(Stored data entries)
=-=-=

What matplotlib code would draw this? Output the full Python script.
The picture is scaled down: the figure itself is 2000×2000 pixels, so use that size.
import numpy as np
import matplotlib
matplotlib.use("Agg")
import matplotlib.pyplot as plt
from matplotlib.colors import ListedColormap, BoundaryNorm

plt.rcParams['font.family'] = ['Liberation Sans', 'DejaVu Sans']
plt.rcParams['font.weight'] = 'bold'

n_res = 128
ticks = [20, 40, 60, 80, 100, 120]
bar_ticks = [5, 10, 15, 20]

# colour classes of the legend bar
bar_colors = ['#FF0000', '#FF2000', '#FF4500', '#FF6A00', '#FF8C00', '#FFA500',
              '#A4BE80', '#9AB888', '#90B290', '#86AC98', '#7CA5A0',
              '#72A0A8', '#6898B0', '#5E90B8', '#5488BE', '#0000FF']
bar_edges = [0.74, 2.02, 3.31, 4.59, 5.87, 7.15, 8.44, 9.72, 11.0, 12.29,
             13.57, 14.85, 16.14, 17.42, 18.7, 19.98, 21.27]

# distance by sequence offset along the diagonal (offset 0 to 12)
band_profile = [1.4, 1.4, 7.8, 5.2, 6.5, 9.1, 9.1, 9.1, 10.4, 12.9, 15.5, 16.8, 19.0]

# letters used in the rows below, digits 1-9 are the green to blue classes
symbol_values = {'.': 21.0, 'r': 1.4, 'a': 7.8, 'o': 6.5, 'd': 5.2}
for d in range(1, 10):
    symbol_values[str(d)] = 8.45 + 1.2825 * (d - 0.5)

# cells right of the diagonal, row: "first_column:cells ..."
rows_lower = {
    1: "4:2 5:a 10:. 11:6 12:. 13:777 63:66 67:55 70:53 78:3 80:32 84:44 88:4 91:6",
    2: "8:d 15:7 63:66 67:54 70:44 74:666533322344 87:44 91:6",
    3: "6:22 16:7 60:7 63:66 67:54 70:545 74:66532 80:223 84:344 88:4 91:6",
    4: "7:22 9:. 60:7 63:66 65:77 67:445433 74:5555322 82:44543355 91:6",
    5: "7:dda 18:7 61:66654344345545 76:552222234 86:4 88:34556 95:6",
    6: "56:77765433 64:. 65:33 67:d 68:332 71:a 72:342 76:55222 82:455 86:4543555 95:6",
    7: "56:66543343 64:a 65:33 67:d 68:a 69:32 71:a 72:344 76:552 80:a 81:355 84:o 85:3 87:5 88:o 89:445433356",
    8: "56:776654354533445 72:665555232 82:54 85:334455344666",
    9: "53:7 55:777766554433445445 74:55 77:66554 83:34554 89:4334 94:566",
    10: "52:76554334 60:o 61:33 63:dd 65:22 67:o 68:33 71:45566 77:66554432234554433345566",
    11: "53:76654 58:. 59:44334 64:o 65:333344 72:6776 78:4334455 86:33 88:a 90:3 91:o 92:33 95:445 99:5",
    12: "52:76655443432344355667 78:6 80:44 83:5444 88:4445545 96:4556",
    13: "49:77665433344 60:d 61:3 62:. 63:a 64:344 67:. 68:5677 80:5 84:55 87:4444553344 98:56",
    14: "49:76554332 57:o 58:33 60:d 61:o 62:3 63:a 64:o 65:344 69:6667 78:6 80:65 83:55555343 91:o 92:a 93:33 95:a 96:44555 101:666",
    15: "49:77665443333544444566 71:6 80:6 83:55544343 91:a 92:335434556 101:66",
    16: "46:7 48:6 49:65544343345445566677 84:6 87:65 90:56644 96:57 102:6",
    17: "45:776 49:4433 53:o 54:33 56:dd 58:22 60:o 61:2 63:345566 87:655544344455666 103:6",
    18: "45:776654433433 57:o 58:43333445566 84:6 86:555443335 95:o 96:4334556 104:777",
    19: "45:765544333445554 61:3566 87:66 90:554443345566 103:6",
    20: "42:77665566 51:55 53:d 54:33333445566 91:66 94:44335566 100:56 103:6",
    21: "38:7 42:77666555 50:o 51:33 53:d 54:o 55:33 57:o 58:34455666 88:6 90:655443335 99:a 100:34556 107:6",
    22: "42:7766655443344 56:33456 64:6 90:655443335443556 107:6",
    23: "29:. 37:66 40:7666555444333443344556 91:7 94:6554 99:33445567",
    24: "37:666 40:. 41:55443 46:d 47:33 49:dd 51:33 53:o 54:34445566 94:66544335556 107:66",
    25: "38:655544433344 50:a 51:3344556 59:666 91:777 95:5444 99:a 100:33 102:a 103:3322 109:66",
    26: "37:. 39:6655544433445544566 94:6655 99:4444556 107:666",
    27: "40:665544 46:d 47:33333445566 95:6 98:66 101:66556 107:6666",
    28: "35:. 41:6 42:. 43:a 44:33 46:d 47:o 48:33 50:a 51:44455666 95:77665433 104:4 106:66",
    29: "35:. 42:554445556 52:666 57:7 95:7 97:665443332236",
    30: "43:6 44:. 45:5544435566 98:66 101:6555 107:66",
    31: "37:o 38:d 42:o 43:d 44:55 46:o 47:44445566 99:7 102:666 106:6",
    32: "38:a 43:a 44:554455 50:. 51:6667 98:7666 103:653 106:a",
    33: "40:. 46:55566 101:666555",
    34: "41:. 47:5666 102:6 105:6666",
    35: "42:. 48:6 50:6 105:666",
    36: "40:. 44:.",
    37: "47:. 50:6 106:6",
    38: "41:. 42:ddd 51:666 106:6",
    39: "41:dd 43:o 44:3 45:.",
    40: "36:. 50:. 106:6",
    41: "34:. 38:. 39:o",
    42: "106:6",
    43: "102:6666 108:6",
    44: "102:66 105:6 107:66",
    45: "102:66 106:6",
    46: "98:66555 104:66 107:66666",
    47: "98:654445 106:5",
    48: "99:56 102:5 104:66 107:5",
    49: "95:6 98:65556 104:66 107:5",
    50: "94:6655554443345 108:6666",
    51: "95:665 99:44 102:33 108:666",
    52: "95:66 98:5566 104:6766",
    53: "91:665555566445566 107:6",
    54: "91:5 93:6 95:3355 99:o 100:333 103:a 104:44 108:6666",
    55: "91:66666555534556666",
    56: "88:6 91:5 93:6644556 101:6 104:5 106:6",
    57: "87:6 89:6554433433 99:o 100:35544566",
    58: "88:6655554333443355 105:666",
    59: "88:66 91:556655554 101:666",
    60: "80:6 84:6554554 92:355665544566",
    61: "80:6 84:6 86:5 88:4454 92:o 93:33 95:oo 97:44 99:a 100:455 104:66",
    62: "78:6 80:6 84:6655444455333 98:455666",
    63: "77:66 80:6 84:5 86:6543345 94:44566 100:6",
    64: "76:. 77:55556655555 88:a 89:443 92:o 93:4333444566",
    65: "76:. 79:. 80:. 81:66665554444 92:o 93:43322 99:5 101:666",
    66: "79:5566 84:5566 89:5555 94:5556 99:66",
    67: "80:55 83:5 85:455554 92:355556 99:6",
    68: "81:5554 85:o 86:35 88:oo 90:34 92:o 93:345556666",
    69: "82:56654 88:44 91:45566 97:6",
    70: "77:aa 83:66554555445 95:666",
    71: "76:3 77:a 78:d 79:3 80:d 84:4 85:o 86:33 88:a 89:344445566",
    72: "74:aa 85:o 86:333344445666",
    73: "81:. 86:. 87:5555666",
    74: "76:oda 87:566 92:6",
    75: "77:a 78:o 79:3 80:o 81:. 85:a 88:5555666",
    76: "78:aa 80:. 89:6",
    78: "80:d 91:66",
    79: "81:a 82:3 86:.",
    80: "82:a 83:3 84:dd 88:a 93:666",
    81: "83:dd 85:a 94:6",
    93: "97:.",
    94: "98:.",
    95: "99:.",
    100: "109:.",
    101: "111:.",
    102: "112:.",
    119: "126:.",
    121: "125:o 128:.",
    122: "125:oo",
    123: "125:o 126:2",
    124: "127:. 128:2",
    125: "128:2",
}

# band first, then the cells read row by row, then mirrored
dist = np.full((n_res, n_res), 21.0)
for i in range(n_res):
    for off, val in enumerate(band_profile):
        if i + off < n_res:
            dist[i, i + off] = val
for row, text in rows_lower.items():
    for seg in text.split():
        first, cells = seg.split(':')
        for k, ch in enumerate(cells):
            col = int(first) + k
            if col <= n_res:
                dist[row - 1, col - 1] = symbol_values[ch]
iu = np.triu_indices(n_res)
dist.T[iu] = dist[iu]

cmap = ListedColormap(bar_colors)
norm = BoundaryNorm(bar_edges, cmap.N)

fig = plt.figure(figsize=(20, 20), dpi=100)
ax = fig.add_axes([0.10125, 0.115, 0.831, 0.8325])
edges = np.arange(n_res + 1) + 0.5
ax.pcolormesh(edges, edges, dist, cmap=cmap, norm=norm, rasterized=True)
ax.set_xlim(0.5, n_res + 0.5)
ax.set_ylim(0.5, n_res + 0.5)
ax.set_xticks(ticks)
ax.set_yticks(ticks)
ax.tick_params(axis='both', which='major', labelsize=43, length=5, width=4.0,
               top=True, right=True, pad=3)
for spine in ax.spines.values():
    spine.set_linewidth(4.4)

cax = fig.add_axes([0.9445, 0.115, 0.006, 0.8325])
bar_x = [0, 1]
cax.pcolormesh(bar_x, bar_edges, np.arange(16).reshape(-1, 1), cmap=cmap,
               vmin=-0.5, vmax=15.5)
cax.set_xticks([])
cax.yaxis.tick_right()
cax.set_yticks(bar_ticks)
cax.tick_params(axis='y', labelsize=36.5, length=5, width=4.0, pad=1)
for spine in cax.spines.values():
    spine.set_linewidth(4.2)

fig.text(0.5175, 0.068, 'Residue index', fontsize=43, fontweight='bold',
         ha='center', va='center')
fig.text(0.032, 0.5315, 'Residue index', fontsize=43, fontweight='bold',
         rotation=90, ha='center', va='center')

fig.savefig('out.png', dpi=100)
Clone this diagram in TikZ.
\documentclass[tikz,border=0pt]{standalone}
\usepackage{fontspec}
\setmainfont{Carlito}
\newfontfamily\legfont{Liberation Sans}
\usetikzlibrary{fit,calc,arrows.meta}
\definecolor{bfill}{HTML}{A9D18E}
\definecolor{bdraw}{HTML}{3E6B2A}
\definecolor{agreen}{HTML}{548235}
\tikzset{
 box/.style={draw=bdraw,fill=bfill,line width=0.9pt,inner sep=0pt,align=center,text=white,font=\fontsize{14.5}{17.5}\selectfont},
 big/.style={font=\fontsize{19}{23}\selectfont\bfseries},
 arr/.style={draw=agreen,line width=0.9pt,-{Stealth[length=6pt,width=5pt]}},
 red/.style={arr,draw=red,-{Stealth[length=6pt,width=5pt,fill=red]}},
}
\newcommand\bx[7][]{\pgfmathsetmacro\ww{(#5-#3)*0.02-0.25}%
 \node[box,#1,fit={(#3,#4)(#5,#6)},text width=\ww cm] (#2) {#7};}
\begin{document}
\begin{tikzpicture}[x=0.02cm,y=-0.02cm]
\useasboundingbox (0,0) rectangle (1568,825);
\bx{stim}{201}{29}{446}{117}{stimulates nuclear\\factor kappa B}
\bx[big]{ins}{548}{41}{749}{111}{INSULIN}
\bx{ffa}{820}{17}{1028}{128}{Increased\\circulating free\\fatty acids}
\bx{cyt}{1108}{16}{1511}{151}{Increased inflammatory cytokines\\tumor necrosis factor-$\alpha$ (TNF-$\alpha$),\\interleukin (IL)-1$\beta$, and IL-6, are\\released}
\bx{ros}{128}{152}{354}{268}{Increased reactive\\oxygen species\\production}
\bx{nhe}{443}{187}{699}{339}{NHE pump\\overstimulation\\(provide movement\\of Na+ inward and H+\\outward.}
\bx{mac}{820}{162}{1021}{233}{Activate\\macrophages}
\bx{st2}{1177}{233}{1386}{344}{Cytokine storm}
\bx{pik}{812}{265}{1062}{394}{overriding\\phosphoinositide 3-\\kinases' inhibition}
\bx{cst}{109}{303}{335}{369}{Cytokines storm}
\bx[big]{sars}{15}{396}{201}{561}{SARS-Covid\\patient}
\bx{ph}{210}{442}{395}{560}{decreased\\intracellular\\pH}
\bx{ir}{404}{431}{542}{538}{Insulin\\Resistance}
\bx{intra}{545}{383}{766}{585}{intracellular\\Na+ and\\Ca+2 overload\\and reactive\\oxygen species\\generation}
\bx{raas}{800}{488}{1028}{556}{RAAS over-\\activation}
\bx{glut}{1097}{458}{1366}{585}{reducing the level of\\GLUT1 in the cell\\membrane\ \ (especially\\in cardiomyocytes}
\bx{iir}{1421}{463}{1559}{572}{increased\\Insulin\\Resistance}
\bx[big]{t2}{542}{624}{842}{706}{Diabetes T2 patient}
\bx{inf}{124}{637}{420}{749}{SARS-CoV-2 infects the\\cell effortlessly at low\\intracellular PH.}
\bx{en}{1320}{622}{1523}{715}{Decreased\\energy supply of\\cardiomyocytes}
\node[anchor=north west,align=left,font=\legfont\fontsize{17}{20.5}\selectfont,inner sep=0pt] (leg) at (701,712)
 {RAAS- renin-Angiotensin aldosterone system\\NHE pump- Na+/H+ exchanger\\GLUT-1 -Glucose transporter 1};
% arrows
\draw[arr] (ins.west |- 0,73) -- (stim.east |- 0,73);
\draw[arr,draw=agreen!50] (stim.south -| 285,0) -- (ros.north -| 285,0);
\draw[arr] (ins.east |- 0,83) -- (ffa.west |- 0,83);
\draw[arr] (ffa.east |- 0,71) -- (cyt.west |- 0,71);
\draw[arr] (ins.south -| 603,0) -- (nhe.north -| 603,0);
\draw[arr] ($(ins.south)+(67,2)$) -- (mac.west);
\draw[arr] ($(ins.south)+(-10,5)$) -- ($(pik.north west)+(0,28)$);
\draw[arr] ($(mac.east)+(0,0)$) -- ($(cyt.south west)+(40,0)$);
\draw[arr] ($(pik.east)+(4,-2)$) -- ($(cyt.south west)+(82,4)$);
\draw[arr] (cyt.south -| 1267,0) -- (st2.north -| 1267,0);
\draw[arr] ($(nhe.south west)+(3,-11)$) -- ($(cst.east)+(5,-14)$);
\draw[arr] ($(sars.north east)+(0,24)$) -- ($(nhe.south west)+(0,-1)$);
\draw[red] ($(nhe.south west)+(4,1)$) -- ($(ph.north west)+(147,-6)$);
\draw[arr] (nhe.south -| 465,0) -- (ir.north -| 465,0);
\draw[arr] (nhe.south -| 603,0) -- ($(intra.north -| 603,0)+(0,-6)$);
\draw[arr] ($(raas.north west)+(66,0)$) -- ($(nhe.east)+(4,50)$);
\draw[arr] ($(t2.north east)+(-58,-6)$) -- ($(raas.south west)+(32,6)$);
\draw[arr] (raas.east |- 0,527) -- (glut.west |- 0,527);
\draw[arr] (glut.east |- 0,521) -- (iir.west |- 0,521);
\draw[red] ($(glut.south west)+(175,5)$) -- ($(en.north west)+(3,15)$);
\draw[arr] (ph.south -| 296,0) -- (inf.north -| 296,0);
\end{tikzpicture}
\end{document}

=-=-=

EXERCISE PROMPT:
Answer with one number only: how many lines above contain the word "this".

ANSWER IN FULL:
2